Nerves aren’t always a bad thing.

After his first “Law and Order” audition, newby Michael Galante was sure he’d bombed the audition as his nerves had gotten the better of him even though he’d prepared for the role. Feeling terrible about the whole experience, he then recalls, “I got a call the next day and they’re like, ‘You booked it, they love you.’” Perplexed, Galante asked how it was possible that he was selected after such a poor audition. “It turns out they were actually looking for this nervous, young police officer to play the role, and I guess that’s what I came off as,” he says. It was Galante’s first principal role on a TV show.

 

The worst thing you can hear is “no.”

“Line of Duty” actor Douglas Spain recalls one audition for which he had to battle Los Angeles traffic for an hour and a half. As luck would have it, he arrived just as casting was closing up shop. Dejected, Spain left the building. But he remembers: “I was becoming more frustrated with the fact that I just took ‘no’ for an answer.

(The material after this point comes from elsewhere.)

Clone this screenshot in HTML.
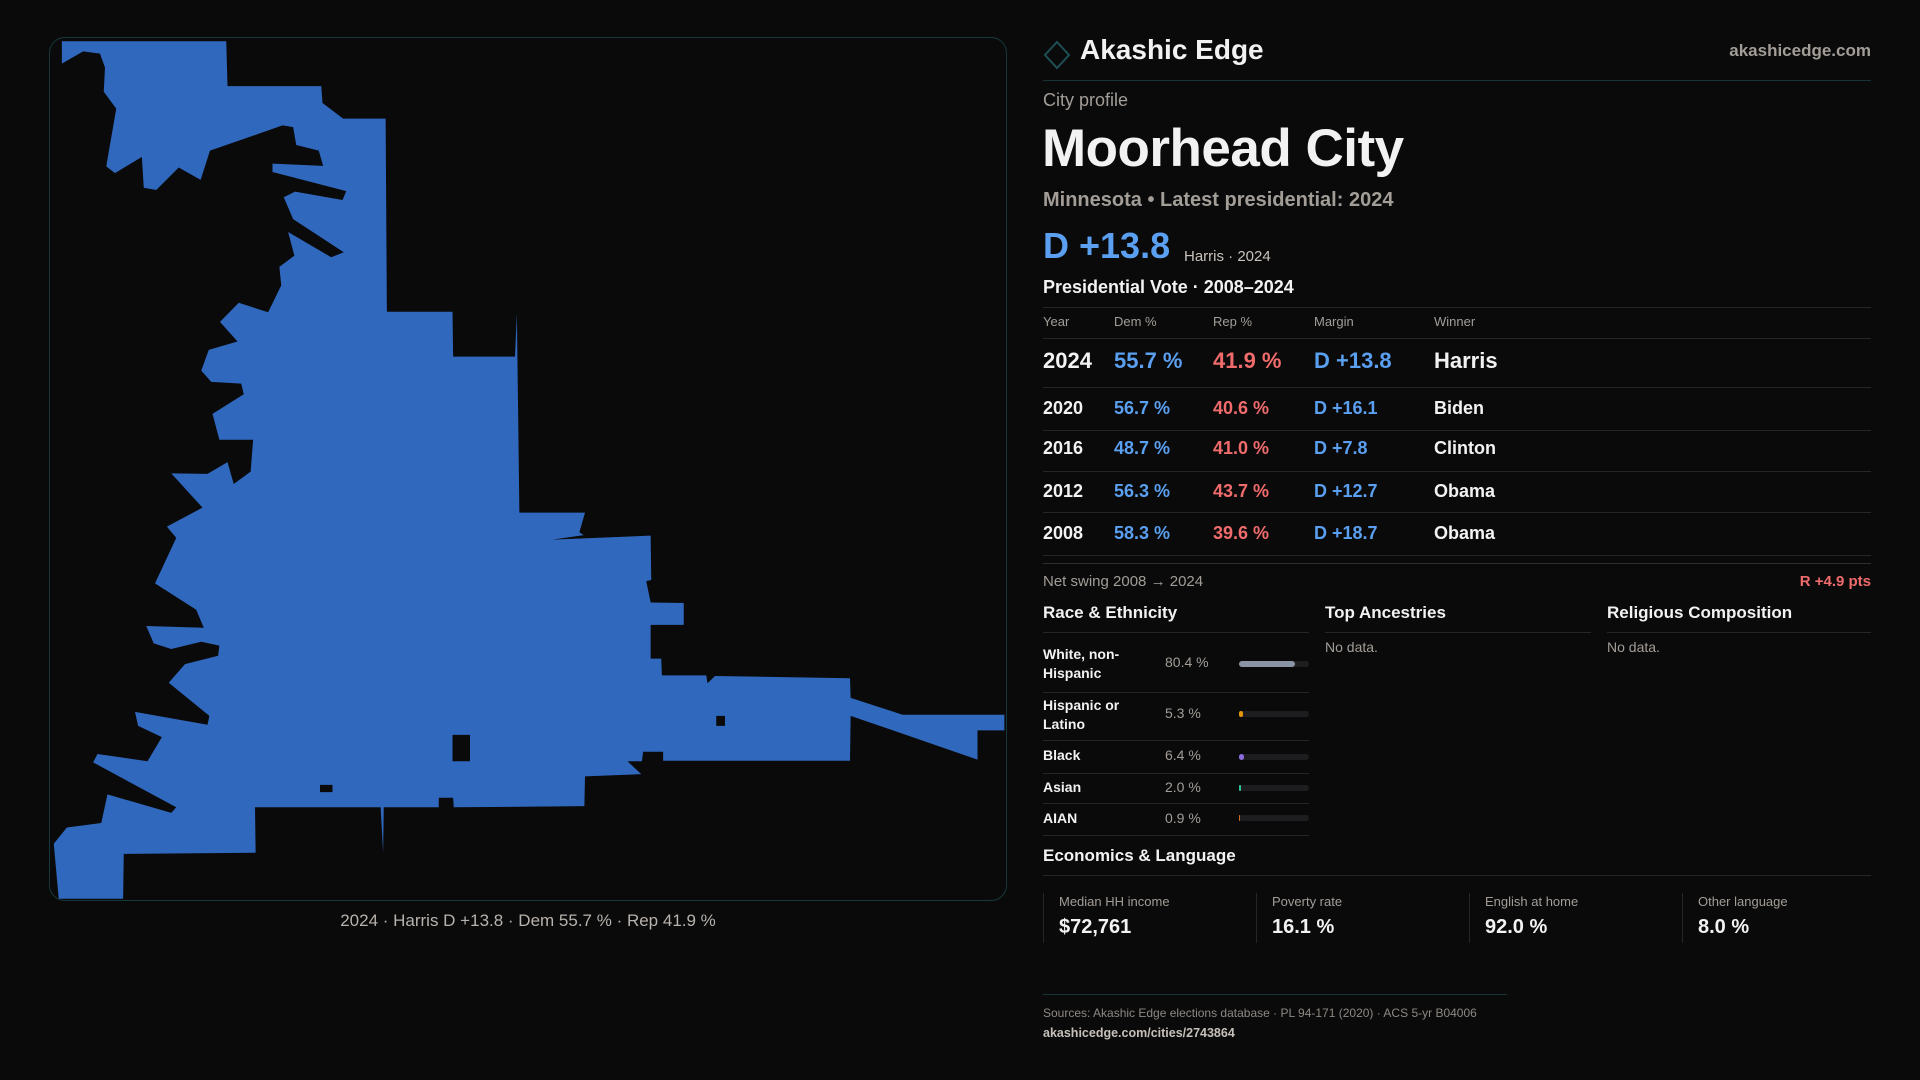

So I went back, and I said, ‘Listen, I’ve been driving for an hour and a half in LA traffic just to make this audition. I’m not late intentionally; it’s circumstantial. So please see me.” Casting had a heart and allowed him to audition. Spain booked the job. “Sometimes you just have to push all that stuff aside. Because the worst thing that he could have said was ‘no.’ That’s fine.”